Abstract

Cryogenian snowball Earth glaciations may have had disastrous impacts on the biosphere, particularly the terrestrial ecosystem. However, how the terrestrial ecosystem responded to and recovered from these glaciations remains poorly understood. Speleothems offer important insights into terrestrial life because their formation is critically dependent on soil CO2 derived from microbial respiration. Here we report the wide distribution of miniature paleo-speleothems from the ∼ 635 Ma Doushantuo cap dolostone in South China and assess their implications for the recovery of terrestrial life after the terminal Cryogenian Marinoan glaciation. The ∼ 3-m-thick cap dolostone was deposited during the initial transgression following deglaciation but subsequently experienced subaerial exposure due to post-glacial rebound, which resulted in the development of extensive sheet-cavities in the cap dolostone and a widespread karstic surface atop the cap dolostone.
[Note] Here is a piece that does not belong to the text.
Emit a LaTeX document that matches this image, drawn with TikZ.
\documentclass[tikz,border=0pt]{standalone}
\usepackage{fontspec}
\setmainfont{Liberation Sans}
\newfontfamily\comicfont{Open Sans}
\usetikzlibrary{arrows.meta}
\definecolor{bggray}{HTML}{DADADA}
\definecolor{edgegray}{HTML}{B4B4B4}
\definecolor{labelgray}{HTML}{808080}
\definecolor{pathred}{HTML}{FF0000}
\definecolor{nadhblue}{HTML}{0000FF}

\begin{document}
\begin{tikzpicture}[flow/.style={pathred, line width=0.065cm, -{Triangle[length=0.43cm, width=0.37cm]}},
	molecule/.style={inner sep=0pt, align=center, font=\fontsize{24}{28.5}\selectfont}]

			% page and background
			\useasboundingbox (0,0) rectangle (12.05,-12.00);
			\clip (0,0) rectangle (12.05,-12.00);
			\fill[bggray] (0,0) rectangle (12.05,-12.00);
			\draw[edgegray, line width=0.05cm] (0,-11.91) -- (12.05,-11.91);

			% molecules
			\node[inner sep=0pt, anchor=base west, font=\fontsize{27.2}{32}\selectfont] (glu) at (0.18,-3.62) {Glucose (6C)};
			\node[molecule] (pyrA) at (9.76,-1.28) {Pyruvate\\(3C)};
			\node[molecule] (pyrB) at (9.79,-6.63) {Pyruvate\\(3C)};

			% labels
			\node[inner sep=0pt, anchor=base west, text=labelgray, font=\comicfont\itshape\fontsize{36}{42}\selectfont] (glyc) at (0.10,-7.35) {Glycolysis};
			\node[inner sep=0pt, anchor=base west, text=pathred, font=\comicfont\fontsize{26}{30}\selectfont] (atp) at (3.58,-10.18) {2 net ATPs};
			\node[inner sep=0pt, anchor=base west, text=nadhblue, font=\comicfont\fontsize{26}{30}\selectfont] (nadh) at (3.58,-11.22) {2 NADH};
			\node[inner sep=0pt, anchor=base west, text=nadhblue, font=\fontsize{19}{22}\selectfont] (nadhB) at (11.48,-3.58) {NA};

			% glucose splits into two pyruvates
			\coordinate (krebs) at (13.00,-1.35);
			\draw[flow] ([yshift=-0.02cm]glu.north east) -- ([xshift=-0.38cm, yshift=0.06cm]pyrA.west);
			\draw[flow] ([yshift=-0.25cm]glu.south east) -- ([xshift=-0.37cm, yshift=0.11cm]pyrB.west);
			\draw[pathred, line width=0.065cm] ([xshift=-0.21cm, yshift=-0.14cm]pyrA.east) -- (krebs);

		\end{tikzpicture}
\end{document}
The sheet-cavities were filled with multiple generations of minerals, including isopachous dolomite interpreted to have formed in the phreatic zone, speleothems consisting of fibrous calcite interpreted to have formed in the vadose zone, as well as later phases (i.e., isopachous radial chalcedony, crystalline quartz, and blocky calcite). The Doushantuo speleothems are millimeter-to-centimeter in size and include gravitational speleothems (stalactites and stalagmites) and non-gravitational speleothems (helictites, moonmilk, botryoids, and flat crusts). Some of them were secondarily silicified by hydrothermal fluids before a renewed transgression in which ∼ 632 Ma shales overlying the cap dolostone were deposited. The wide distribution of Doushantuo speleothems and the preservation of microfossils in these speleothems indicate the presence of an active soil-microbial ecosystem in the earliest Ediacaran Period and the rapid recovery of terrestrial life after the Marinoan snowball Earth.